• SET TASK:
Retype each line exactly. Skip images.

• DATA EXCERPT:
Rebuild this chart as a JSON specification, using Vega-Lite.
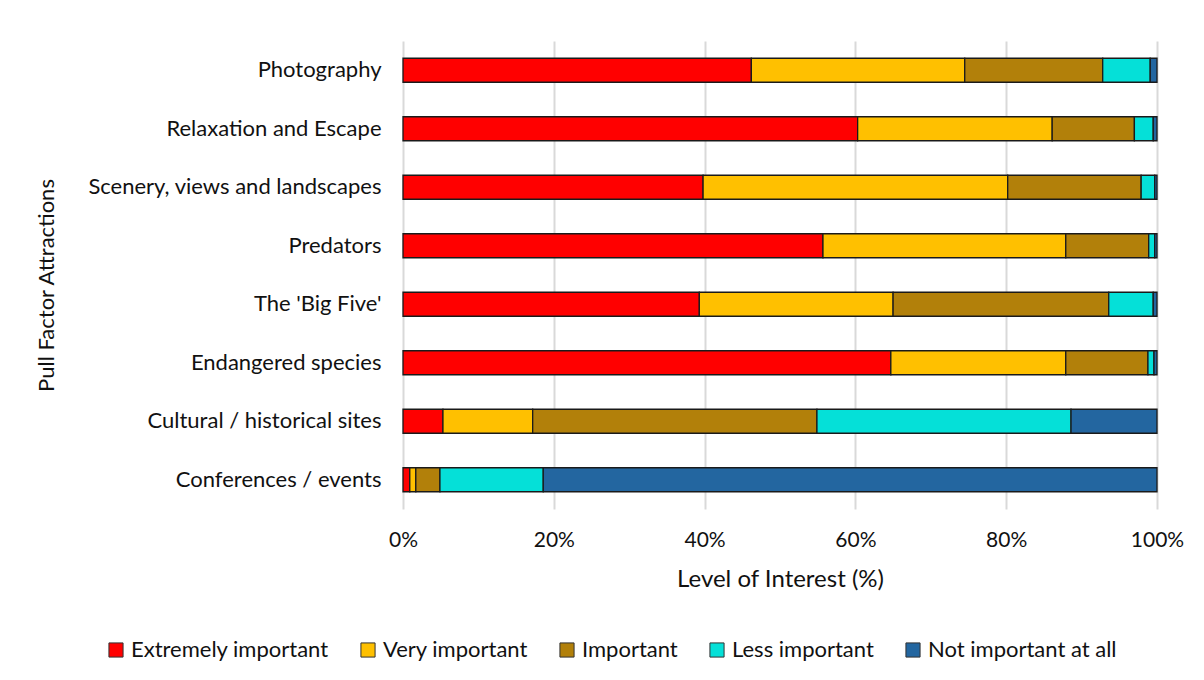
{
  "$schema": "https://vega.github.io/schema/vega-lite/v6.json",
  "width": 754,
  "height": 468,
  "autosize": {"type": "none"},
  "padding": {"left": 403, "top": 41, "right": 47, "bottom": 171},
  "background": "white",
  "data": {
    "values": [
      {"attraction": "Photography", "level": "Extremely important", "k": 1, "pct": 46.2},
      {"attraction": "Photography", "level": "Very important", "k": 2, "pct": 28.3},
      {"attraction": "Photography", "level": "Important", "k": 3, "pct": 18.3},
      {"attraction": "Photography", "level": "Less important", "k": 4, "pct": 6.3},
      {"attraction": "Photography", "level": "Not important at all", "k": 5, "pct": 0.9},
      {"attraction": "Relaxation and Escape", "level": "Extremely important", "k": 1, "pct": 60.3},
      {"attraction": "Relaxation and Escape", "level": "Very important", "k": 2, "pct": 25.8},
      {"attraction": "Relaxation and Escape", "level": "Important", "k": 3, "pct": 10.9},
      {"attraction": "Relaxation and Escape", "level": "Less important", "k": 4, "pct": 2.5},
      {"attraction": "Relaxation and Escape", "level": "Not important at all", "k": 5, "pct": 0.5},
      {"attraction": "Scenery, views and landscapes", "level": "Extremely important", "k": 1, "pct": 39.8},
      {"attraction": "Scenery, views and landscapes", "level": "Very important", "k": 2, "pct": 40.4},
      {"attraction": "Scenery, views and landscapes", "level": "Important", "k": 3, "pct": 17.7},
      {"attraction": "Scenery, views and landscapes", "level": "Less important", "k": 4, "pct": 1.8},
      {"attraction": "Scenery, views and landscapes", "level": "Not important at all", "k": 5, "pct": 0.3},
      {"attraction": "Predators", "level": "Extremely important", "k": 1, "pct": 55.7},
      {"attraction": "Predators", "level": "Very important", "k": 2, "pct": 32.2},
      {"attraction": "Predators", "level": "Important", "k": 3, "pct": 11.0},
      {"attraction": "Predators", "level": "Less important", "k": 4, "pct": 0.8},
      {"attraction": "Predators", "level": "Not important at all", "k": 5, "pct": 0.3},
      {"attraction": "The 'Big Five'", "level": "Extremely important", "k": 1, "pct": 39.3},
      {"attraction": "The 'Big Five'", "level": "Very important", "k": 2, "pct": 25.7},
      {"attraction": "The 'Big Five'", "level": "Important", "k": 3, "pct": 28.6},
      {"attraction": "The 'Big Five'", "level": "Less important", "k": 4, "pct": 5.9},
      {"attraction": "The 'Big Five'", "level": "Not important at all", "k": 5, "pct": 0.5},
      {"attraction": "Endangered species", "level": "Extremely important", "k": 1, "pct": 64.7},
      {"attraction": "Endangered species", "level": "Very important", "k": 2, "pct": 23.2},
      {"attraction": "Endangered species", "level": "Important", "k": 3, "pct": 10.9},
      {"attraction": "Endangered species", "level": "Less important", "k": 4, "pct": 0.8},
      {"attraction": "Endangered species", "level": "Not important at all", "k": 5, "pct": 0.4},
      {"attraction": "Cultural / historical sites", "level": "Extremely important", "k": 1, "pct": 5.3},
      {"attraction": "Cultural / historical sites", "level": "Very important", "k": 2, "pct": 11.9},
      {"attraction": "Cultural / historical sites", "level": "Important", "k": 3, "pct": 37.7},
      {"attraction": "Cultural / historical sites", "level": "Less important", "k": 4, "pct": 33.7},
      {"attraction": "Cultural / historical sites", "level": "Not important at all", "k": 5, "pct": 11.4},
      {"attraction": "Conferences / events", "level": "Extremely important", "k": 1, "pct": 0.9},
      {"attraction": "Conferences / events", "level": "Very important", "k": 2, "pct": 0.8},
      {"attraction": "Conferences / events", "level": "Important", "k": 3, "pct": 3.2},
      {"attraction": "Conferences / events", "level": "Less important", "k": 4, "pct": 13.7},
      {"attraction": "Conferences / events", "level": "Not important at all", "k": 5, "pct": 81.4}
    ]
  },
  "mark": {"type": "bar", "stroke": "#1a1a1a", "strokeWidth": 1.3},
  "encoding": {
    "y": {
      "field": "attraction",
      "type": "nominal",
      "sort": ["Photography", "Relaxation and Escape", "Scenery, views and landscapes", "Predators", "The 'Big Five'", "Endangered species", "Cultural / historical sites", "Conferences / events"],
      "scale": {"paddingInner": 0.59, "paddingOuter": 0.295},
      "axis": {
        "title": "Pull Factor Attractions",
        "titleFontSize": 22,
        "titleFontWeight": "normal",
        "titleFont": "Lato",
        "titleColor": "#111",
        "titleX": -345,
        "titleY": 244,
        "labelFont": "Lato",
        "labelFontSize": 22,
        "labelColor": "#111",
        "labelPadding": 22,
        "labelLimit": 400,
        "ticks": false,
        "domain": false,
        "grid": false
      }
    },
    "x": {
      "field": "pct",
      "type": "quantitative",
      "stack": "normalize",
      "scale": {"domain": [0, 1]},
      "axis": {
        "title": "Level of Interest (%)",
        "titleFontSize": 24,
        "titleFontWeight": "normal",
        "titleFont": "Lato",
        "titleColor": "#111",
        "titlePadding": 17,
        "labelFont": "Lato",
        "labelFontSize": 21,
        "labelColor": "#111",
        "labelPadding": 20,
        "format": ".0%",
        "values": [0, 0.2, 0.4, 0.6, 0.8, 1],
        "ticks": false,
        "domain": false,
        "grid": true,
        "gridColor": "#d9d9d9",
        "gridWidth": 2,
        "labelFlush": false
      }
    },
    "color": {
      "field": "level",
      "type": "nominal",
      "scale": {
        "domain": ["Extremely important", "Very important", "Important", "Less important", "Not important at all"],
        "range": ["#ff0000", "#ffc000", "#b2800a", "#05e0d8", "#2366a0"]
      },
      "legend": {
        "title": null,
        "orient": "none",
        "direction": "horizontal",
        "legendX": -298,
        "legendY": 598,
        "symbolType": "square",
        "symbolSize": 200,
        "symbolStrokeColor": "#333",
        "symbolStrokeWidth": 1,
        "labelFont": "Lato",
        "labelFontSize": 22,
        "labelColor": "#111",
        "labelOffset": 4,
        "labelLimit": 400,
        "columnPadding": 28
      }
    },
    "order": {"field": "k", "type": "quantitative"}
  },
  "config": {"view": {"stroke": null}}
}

• RESULT:
Rebuild this chart as a JSON specification, using Vega-Lite.
{
  "$schema": "https://vega.github.io/schema/vega-lite/v6.json",
  "width": 754,
  "height": 468,
  "autosize": {"type": "none"},
  "padding": {"left": 403, "top": 41, "right": 47, "bottom": 171},
  "background": "white",
  "data": {
    "values": [
      {"attraction": "Photography", "level": "Extremely important", "k": 1, "pct": 46.2},
      {"attraction": "Photography", "level": "Very important", "k": 2, "pct": 28.3},
      {"attraction": "Photography", "level": "Important", "k": 3, "pct": 18.3},
      {"attraction": "Photography", "level": "Less important", "k": 4, "pct": 6.3},
      {"attraction": "Photography", "level": "Not important at all", "k": 5, "pct": 0.9},
      {"attraction": "Relaxation and Escape", "level": "Extremely important", "k": 1, "pct": 60.3},
      {"attraction": "Relaxation and Escape", "level": "Very important", "k": 2, "pct": 25.8},
      {"attraction": "Relaxation and Escape", "level": "Important", "k": 3, "pct": 10.9},
      {"attraction": "Relaxation and Escape", "level": "Less important", "k": 4, "pct": 2.5},
      {"attraction": "Relaxation and Escape", "level": "Not important at all", "k": 5, "pct": 0.5},
      {"attraction": "Scenery, views and landscapes", "level": "Extremely important", "k": 1, "pct": 39.8},
      {"attraction": "Scenery, views and landscapes", "level": "Very important", "k": 2, "pct": 40.4},
      {"attraction": "Scenery, views and landscapes", "level": "Important", "k": 3, "pct": 17.7},
      {"attraction": "Scenery, views and landscapes", "level": "Less important", "k": 4, "pct": 1.8},
      {"attraction": "Scenery, views and landscapes", "level": "Not important at all", "k": 5, "pct": 0.3},
      {"attraction": "Predators", "level": "Extremely important", "k": 1, "pct": 55.7},
      {"attraction": "Predators", "level": "Very important", "k": 2, "pct": 32.2},
      {"attraction": "Predators", "level": "Important", "k": 3, "pct": 11.0},
      {"attraction": "Predators", "level": "Less important", "k": 4, "pct": 0.8},
      {"attraction": "Predators", "level": "Not important at all", "k": 5, "pct": 0.3},
      {"attraction": "The 'Big Five'", "level": "Extremely important", "k": 1, "pct": 39.3},
      {"attraction": "The 'Big Five'", "level": "Very important", "k": 2, "pct": 25.7},
      {"attraction": "The 'Big Five'", "level": "Important", "k": 3, "pct": 28.6},
      {"attraction": "The 'Big Five'", "level": "Less important", "k": 4, "pct": 5.9},
      {"attraction": "The 'Big Five'", "level": "Not important at all", "k": 5, "pct": 0.5},
      {"attraction": "Endangered species", "level": "Extremely important", "k": 1, "pct": 64.7},
      {"attraction": "Endangered species", "level": "Very important", "k": 2, "pct": 23.2},
      {"attraction": "Endangered species", "level": "Important", "k": 3, "pct": 10.9},
      {"attraction": "Endangered species", "level": "Less important", "k": 4, "pct": 0.8},
      {"attraction": "Endangered species", "level": "Not important at all", "k": 5, "pct": 0.4},
      {"attraction": "Cultural / historical sites", "level": "Extremely important", "k": 1, "pct": 5.3},
      {"attraction": "Cultural / historical sites", "level": "Very important", "k": 2, "pct": 11.9},
      {"attraction": "Cultural / historical sites", "level": "Important", "k": 3, "pct": 37.7},
      {"attraction": "Cultural / historical sites", "level": "Less important", "k": 4, "pct": 33.7},
      {"attraction": "Cultural / historical sites", "level": "Not important at all", "k": 5, "pct": 11.4},
      {"attraction": "Conferences / events", "level": "Extremely important", "k": 1, "pct": 0.9},
      {"attraction": "Conferences / events", "level": "Very important", "k": 2, "pct": 0.8},
      {"attraction": "Conferences / events", "level": "Important", "k": 3, "pct": 3.2},
      {"attraction": "Conferences / events", "level": "Less important", "k": 4, "pct": 13.7},
      {"attraction": "Conferences / events", "level": "Not important at all", "k": 5, "pct": 81.4}
    ]
  },
  "mark": {"type": "bar", "stroke": "#1a1a1a", "strokeWidth": 1.3},
  "encoding": {
    "y": {
      "field": "attraction",
      "type": "nominal",
      "sort": ["Photography", "Relaxation and Escape", "Scenery, views and landscapes", "Predators", "The 'Big Five'", "Endangered species", "Cultural / historical sites", "Conferences / events"],
      "scale": {"paddingInner": 0.59, "paddingOuter": 0.295},
      "axis": {
        "title": "Pull Factor Attractions",
        "titleFontSize": 22,
        "titleFontWeight": "normal",
        "titleFont": "Lato",
        "titleColor": "#111",
        "titleX": -345,
        "titleY": 244,
        "labelFont": "Lato",
        "labelFontSize": 22,
        "labelColor": "#111",
        "labelPadding": 22,
        "labelLimit": 400,
        "ticks": false,
        "domain": false,
        "grid": false
      }
    },
    "x": {
      "field": "pct",
      "type": "quantitative",
      "stack": "normalize",
      "scale": {"domain": [0, 1]},
      "axis": {
        "title": "Level of Interest (%)",
        "titleFontSize": 24,
        "titleFontWeight": "normal",
        "titleFont": "Lato",
        "titleColor": "#111",
        "titlePadding": 17,
        "labelFont": "Lato",
        "labelFontSize": 21,
        "labelColor": "#111",
        "labelPadding": 20,
        "format": ".0%",
        "values": [0, 0.2, 0.4, 0.6, 0.8, 1],
        "ticks": false,
        "domain": false,
        "grid": true,
        "gridColor": "#d9d9d9",
        "gridWidth": 2,
        "labelFlush": false
      }
    },
    "color": {
      "field": "level",
      "type": "nominal",
      "scale": {
        "domain": ["Extremely important", "Very important", "Important", "Less important", "Not important at all"],
        "range": ["#ff0000", "#ffc000", "#b2800a", "#05e0d8", "#2366a0"]
      },
      "legend": {
        "title": null,
        "orient": "none",
        "direction": "horizontal",
        "legendX": -298,
        "legendY": 598,
        "symbolType": "square",
        "symbolSize": 200,
        "symbolStrokeColor": "#333",
        "symbolStrokeWidth": 1,
        "labelFont": "Lato",
        "labelFontSize": 22,
        "labelColor": "#111",
        "labelOffset": 4,
        "labelLimit": 400,
        "columnPadding": 28
      }
    },
    "order": {"field": "k", "type": "quantitative"}
  },
  "config": {"view": {"stroke": null}}
}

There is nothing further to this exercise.